Andy Jennings wrote:

Have you looked into Monroe's method? (The American Political Science Review, Vol. 89, No. 4 (Dec., 1995), pp. 925-940)

Every voter submits a grade for every candidate. Say there are N voters, M candidates and S seats to be filled. A valid election outcome consists of choosing the S winners out of the M candidates as well as assigning the voters, evenly, to the winning candidates. That is, every winning candidate must be assigned either floor(N/S) or ceil(N/S) constituents. We define the quality of the election outcome to be the sum of each voter's grade for his assigned candidate. Ideally, we would find the election outcome that maximizes quality, but that problem is non-polynomial in the size of M and S. Here is Warren Smith's complexity analysis: http://rangevoting.org/MonroeMW.html

In my opinion, Monroe's method works most naturally with score voting inputs. It could also be used with approval voting inputs.

That sounds like it's part of or similar to a class I've called CFC, for "continuous fractional clustering". I've implemented CFC-Range and CFC-Kemeny.

CFC-Range works like this: Each ballot scores every candidate. We also have an assignment between ballots and candidates. Say that the first ballot is assigned to the first candidate. Then the first candidate gains as many points as the ballot gives to that candidate.

The objective is then to find the assignment of all voters to k candidates so that the sum of the scores of those candidates is maximized.
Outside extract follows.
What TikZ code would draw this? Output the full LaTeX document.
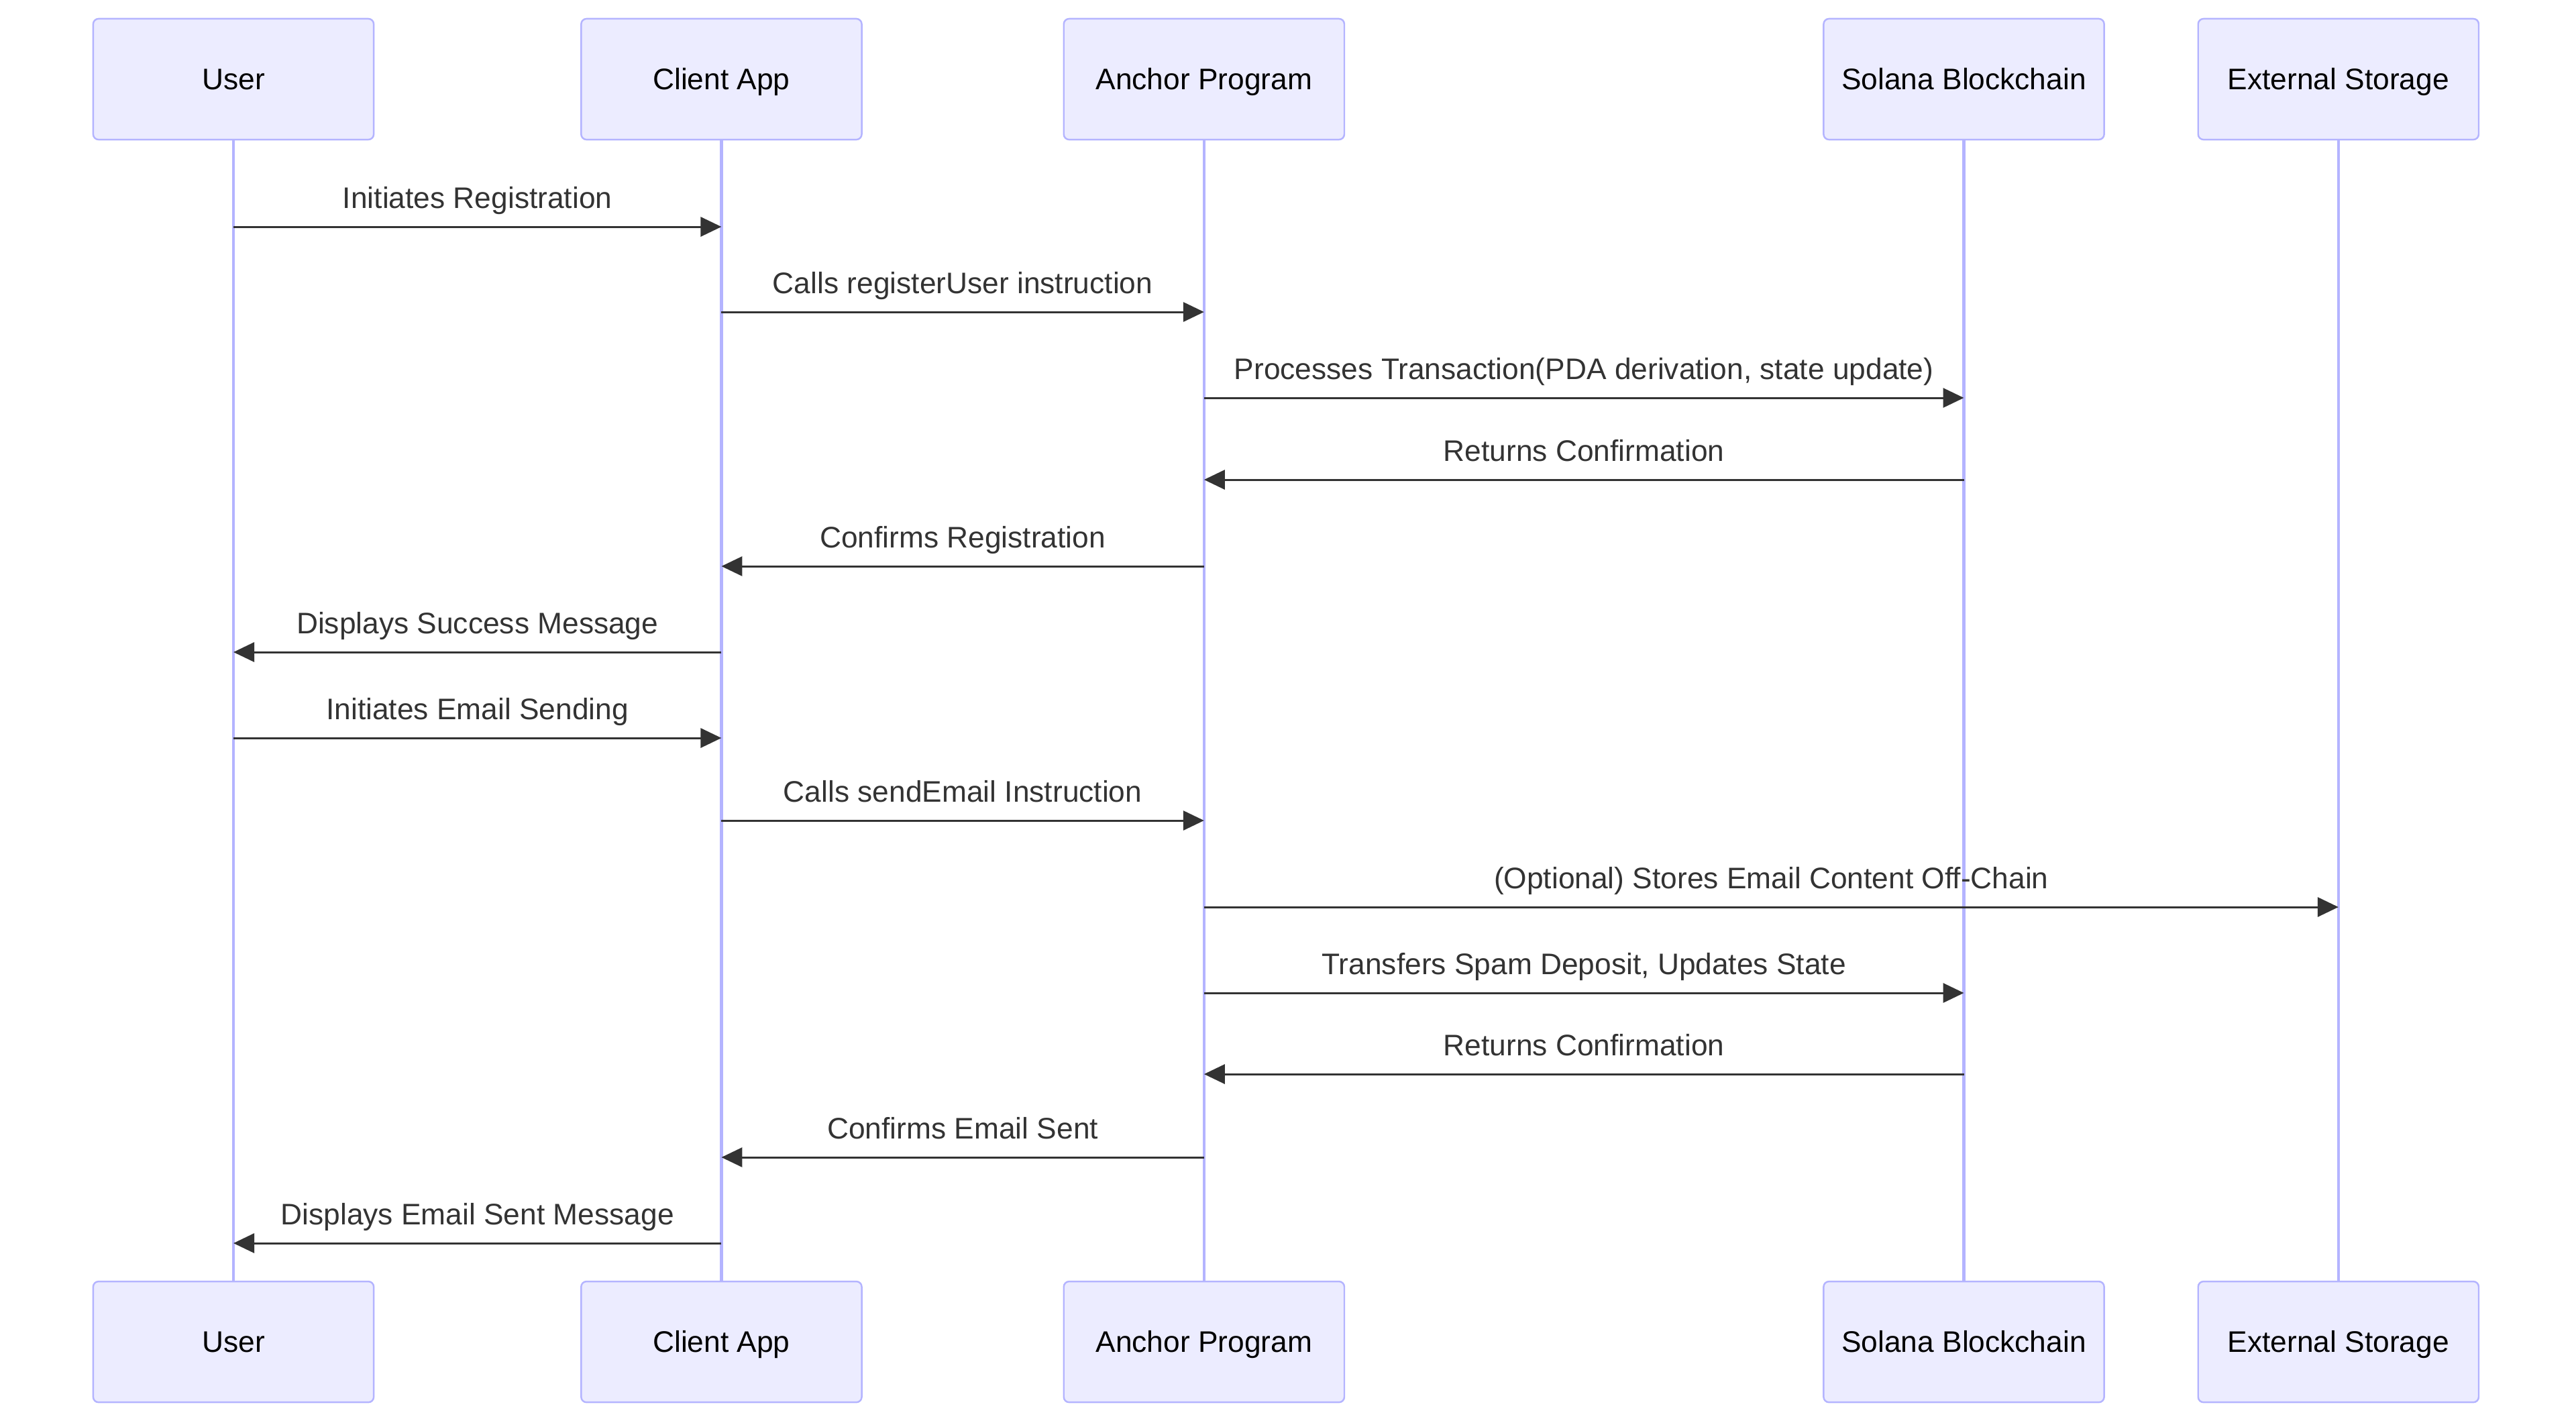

There are two proportionality constraints. First, each candidate can only assign a total of 1x his ballot to a number of candidates. This seems to be where CFC-Range differs from Monroe's method: a voter can assign his ballot to any combination of the candidates, as long as he assigns his entire ballot once in full. That is, he might assign half the ballot to the first candidate and half to the second, in which case the first candidate gets half the first candidate's score on the ballot, and the second candidate gets half the second candidate's score on that ballot. Since half and half adds up to a whole, that's allowed.
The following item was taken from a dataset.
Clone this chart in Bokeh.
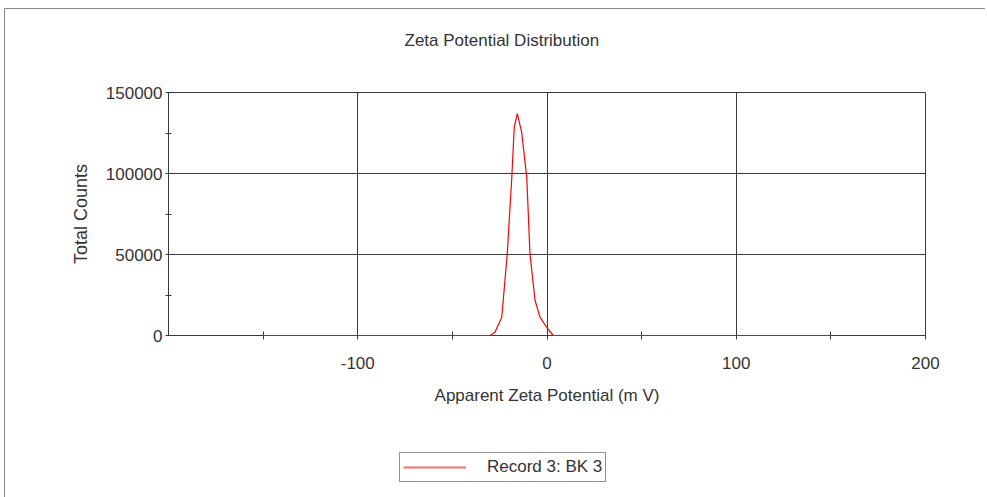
from bokeh.plotting import figure
from bokeh.layouts import column
from bokeh.models import FixedTicker, Legend, LegendItem, Title, ColumnDataSource
from bokeh.embed import file_html
from bokeh.resources import INLINE

# Data
zeta_mv = [-150, -30.1, -27.5, -23.9, -21.0, -18.6, -17.3, -15.7, -13.4, -10.7, -9.0, -6.3, -3.7, -0.2, 3.3, 150]
counts = [0, 0, 2000, 11300, 50400, 97700, 128600, 136900, 125500, 97700, 50400, 21600, 11300, 5100, 0, 0]

x_ticks = [-150, -100, -50, 0, 50, 100, 150, 200]
x_tick_labels = {-150: "", -100: "-100", -50: "", 0: "0", 50: "", 100: "100", 150: "", 200: "200"}
y_ticks = [0, 25000, 50000, 75000, 100000, 125000, 150000]
y_tick_labels = {0: "0", 25000: "", 50000: "50000", 75000: "", 100000: "100000", 125000: "", 150000: "150000"}

title_text = "Zeta Potential Distribution"
x_label = "Apparent Zeta Potential (m V)"
y_label = "Total Counts"
series_name = "Record 3: BK 3"

FONT = "Liberation Sans"
TXT = "#333333"
GRID = "#3a3a3a"
FS = "17px"

src = ColumnDataSource(dict(x=zeta_mv, y=counts))

p = figure(
    frame_width=757, frame_height=243,
    min_border_left=168, min_border_right=62, min_border_top=92, min_border_bottom=105,
    x_range=(-200, 200), y_range=(0, 150000),
    output_backend="svg", toolbar_location=None, title=None,
    background_fill_color="white", border_fill_color=None,
)

r = p.line("x", "y", source=src, line_color="#ff0000", line_width=1.2)
r.level = "overlay"

# grid
for g in (p.xgrid, p.ygrid):
    g.grid_line_color = GRID
    g.grid_line_width = 1
p.xgrid.ticker = FixedTicker(ticks=[-100, 0, 100])
p.ygrid.ticker = FixedTicker(ticks=[50000, 100000])
p.outline_line_color = GRID
p.outline_line_width = 1

# axes
xa = p.xaxis[0]
xa.ticker = FixedTicker(ticks=x_ticks)
xa.major_label_overrides = x_tick_labels
xa.axis_label = x_label
ya = p.yaxis[0]
ya.ticker = FixedTicker(ticks=y_ticks)
ya.major_label_overrides = y_tick_labels
ya.axis_label = y_label
for a in (xa, ya):
    a.axis_line_color = GRID
    a.major_tick_line_color = GRID
    a.minor_tick_line_color = None
    a.major_tick_in = 3
    a.major_tick_out = 3
    a.major_label_text_font = FONT
    a.major_label_text_font_size = FS
    a.major_label_text_color = TXT
    a.axis_label_text_font = FONT
    a.axis_label_text_font_size = FS
    a.axis_label_text_font_style = "normal"
    a.axis_label_text_color = TXT
ya.axis_label_text_font_size = "18px"
xa.major_tick_in = 4
xa.major_tick_out = 4
xa.major_label_standoff = 17
xa.axis_label_standoff = 14
ya.major_label_standoff = 3
ya.axis_label_standoff = 12

# title: a spacer keeps it away from the frame
spacer_top = Title(text=" ", text_font_size="36px", standoff=0)
p.add_layout(spacer_top, "above")
t = Title(text=title_text, align="left", offset=236, text_font=FONT,
          text_font_size=FS, text_font_style="normal", text_color=TXT, standoff=0)
p.add_layout(t, "above")

# legend strip below the chart
lg = figure(width=987, height=57, x_range=(-200, 200), y_range=(1e6, 2e6),
            min_border=0, x_axis_location=None, y_axis_location=None,
            output_backend="svg", toolbar_location=None, title=None,
            background_fill_color=None, border_fill_color=None)
lg.grid.visible = False
lg.outline_line_color = None
lr = lg.line("x", "y", source=src, line_color="#ff6a6a", line_width=2.2)
legend = Legend(items=[LegendItem(label=series_name, renderers=[lr])],
                location=(231, 15), orientation="horizontal",
                glyph_width=63, glyph_height=22, label_standoff=21,
                padding=3, margin=0, spacing=0,
                border_line_color="#222222", border_line_width=1.5,
                label_text_font=FONT, label_text_font_size=FS,
                label_text_color=TXT, background_fill_color="white")
lg.add_layout(legend)

page = column(p, lg, spacing=0)
page.styles = {
    "background-color": "white",
    "background-image": "linear-gradient(#8a8a8a, #8a8a8a), linear-gradient(#8a8a8a, #8a8a8a)",
    "background-size": "981px 1px, 1px 489px",
    "background-position": "4px 8px, 4px 8px",
    "background-repeat": "no-repeat",
}

open("out.html", "w").write(file_html(page, INLINE))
Second, each voter must be assigned equally many ballots. When the number of seats does not cleanly divide the number of voters, that means the "continuous" aspect will be forced into play.

CFC-Range uses fractional assignment because one would want to be consistent with a situation where the number of voters are multiplied by some high number. The result should be the same whether we have
2000: A > B > C
2000: B > C > A
or
2: A > B > C
2: B > C > A
but if we don't permit fractional assignment, the former may divide the ballots more evenly than the latter simply because there are more ballots to go around.

Since it seems to be NP-hard, my simulator tries all possible assemblies and picks the one with the best score.

It could even be used with ranked ballots, using a positional vector to translate each candidate's ranking position into a grade.

That's sort of what I did with CFC-Kemeny. It uses Kemeny instead of Range by deciding on not just a candidate council, but a set of candidate orderings. As a result, it has a truly horrible runtime: there's an exponential number of orderings per possible assembly, and there's an exponential number of possible assemblies.

It's completely impractical - a proof of concept. By my simulator's measure, it's quite proportional (moreso than STV), but each individual member of the assembly is less liked by the electorate as a whole. See http://munsterhjelm.no/km/elections/multiwinner_tradeoffs/ for a graph of that, although it's old and so doesn't include CFC-Range.

Ignoring the algorithmic difficulty, what criteria does this method satisfy?
Monotonicity?
Proportionality?
Quota?

It's hard to define quota in the context of score/range ballots. I suppose the best one can do is to say something similar to "if all voters vote Approval-style, then if more than x Droop quotas approve only of a set of k particular candidates, then min(x,k) of these should appear in the outcome".

Even with such a definition, I don't know. Much of the behavior of the methods above arise emergently because they're not programmed into them. If I were to guess, however, I'd say that they all satisfy quota and thus one form of proportionality - CFC-Kemeny in the Droop proportionality sense, Monroe's and CFC-Range in the Approval DPC sense. I am not sure about this - I need to keep improving my simulation program so it'll be easier to find out things like that.